After the pervasive voting problems in the 2018 midterms, I wrote an article with my Brazilian colleague Victor Pougy describing the extraordinary speed and efficiency with which Brazil — a country not exactly renowned for its speed and efficiency — counts its votes.

Brazil is not a small country. It is the fifth most-populous nation on the planet. Although its population is somewhat smaller than the U.S.’s (330 million to 210 million), its mandatory voting law, automatic registration, and 16-year-old voting age means the number of ballots to be counted is quite similar (105 million votes in Brazil’s 2018 presidential election compared to 130 million votes in the 2016 U.S. presidential election). And on the same date of its national elections, it, too, holds gubernatorial and Congressional elections in its twenty-seven states.

And yet Brazil — a much poorer and less technologically advanced country than the U.S., with a much shorter history of democracy — holds seamless, quick vote counts about which very few people harbor doubts. The elections are held on a Sunday, to ensure as many people as possible do not have work obligations to prevent voting, and polls close at 6:00 p.m.

For the 2018 presidential run-off election that led to Jair Bolsonaro’s victory, 90% of all votes were counted and the results released by 6:00 p.m. on the day of the election: the time the last state closed its polls. The full vote tally was available within a couple of hours after that. The same was true of the first-round voting held three weeks earlier — which also included races for governor, Senator and Congress in all the states: full vote totals were released by computer shortly after the polls closed and few had any doubts about their accuracy and legitimacy.

Hundreds of millions of Americans went to bed on Tuesday’s election night seeing Trump in the lead in key states, with the data experts of major outlets indicating that his victory in many of those states was highly likely. They woke up to the opposite indication: that Biden is now a slight favorite to win several if not all of those remaining key states. But what is clear is that it will be days if not longer before the votes are fully counted, with judicial proceedings almost certain to prolong the outcomes even further.

No matter what the final result, there will be substantial doubts about its legitimacy by one side or the other, perhaps both. And no deranged conspiracy thinking is required for that. An electoral system suffused with this much chaos, error, protracted outcomes and seemingly inexplicable reversals will sow doubt and distrust even among the most rational citizens.
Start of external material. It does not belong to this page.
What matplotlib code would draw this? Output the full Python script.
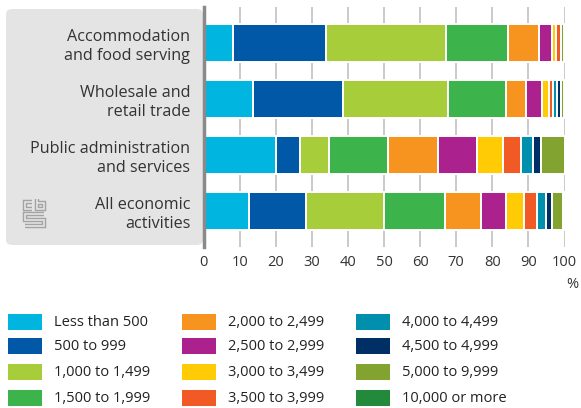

The next time Americans hear from their government that they need to impose democracy in other countries — through wars, invasion, bombing campaigns or other forms of clandestine CIA “interference” — they should insist that democracy first be imposed in the United States. An already frazzled, intensely polarized and increasingly hostile populace now has to confront yet another election in the richest and most technologically advanced country on earth where the votes cannot be counted in a way that inspires even minimal degrees of confidence.